Getting closer I was thrilled with content – and I knew it was not special, but it just felt too good. What a scene – melted in late evening sun, orange sky glowing over the town. I stopped by the supermarket – bought some hot, freshly-baked rolls, cottage cheese, two beers. I passed by its dull building and walked into the meadow.

I was sinking in dewy high grasses. It was getting a bit cold, humid, but fresh. I was walking these trampled paths, trying to navigate and not always succesfully, but it didn’t matter. This time I was not flying – I was stepping heavily on moist ground, reaching my destination always a little bit too fast. The maze of paths would finally guide me right. I saw silloutes sitting above the meadow – suspended in twilight. And it was perfect, that I know for sure – it was all we needed and more.

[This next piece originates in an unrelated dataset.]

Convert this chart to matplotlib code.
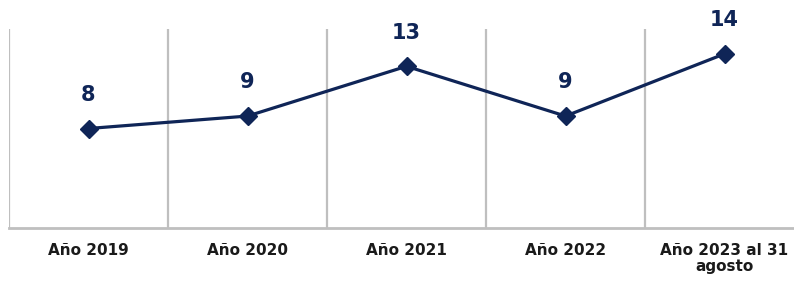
import matplotlib
matplotlib.use("Agg")
import matplotlib.pyplot as plt

categories = ["Año 2019", "Año 2020", "Año 2021", "Año 2022", "Año 2023 al 31\nagosto"]
values = [8, 9, 13, 9, 14]

navy = "#0f2557"
grid = "#bfbfbf"

fig = plt.figure(figsize=(7.94, 2.81), dpi=100)
W, H = 794, 281
left, right, top, bottom = 9, 804, 29, 228
ax = fig.add_axes([left / W, 1 - bottom / H, (right - left) / W, (bottom - top) / H])

x = list(range(len(categories)))
ax.plot(x, values, color=navy, lw=2.3, marker="D", markersize=9, zorder=3)
for xi, v in zip(x, values):
    ax.annotate(str(v), (xi, v), xytext=(0, 17), textcoords="offset points",
                ha="center", va="bottom", fontsize=15, fontweight="bold", color=navy)

ax.set_xlim(-0.5, len(categories) - 0.5)
ax.set_ylim(0, 16)
for b in range(len(categories)):
    ax.axvline(b - 0.5, color=grid, lw=1.6, zorder=1)
for s in ["top", "right", "left"]:
    ax.spines[s].set_visible(False)
ax.spines["bottom"].set_color(grid)
ax.spines["bottom"].set_linewidth(2)
ax.set_yticks([])
ax.set_xticks(x)
ax.set_xticklabels(categories, fontsize=11, fontweight="bold", color="#1a1a1a", linespacing=1.05)
ax.tick_params(axis="x", length=0, pad=11)

fig.savefig("out.png", dpi=100)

I climbed the heating pipe – some one and a half meter above the ground – I chose the one with a view over the meadow, with my back turned to the supermarket. Those two – how I miss you now that you’re gone…

Meandering like two greasy silver snakes, sneaky, but prominent at the same time, convoluting shapely bodies into pleasent nishes and back – central heating pipes that were no longer heating anything.

Sitting on them you would see stars, grasses, meadow and town – it was always a bit too chilly with cold gusts of wind ruling over open space. Everything could happen, everybody was there.

We all know this love – so different and special for each of us, but the same at its core. Love towards an infrastructure that once used to work for some practical purpose, but no longer does. It is – like a monument – superficially useless, but inspiring and inviting. Love for infrastructure with old skeleton and a new spontanious purpose – small town thing. We all know this love for old rail tracks, iron bridges, weird black unused wells. We all know the roughness of these spaces, the relentless industrial charm, spaces established – with no supporting service, just bear skeleton from a previous life – gathering spots.

Rest in piece, my dear old loves – buried underground with all potential bonds of friendships and adventure.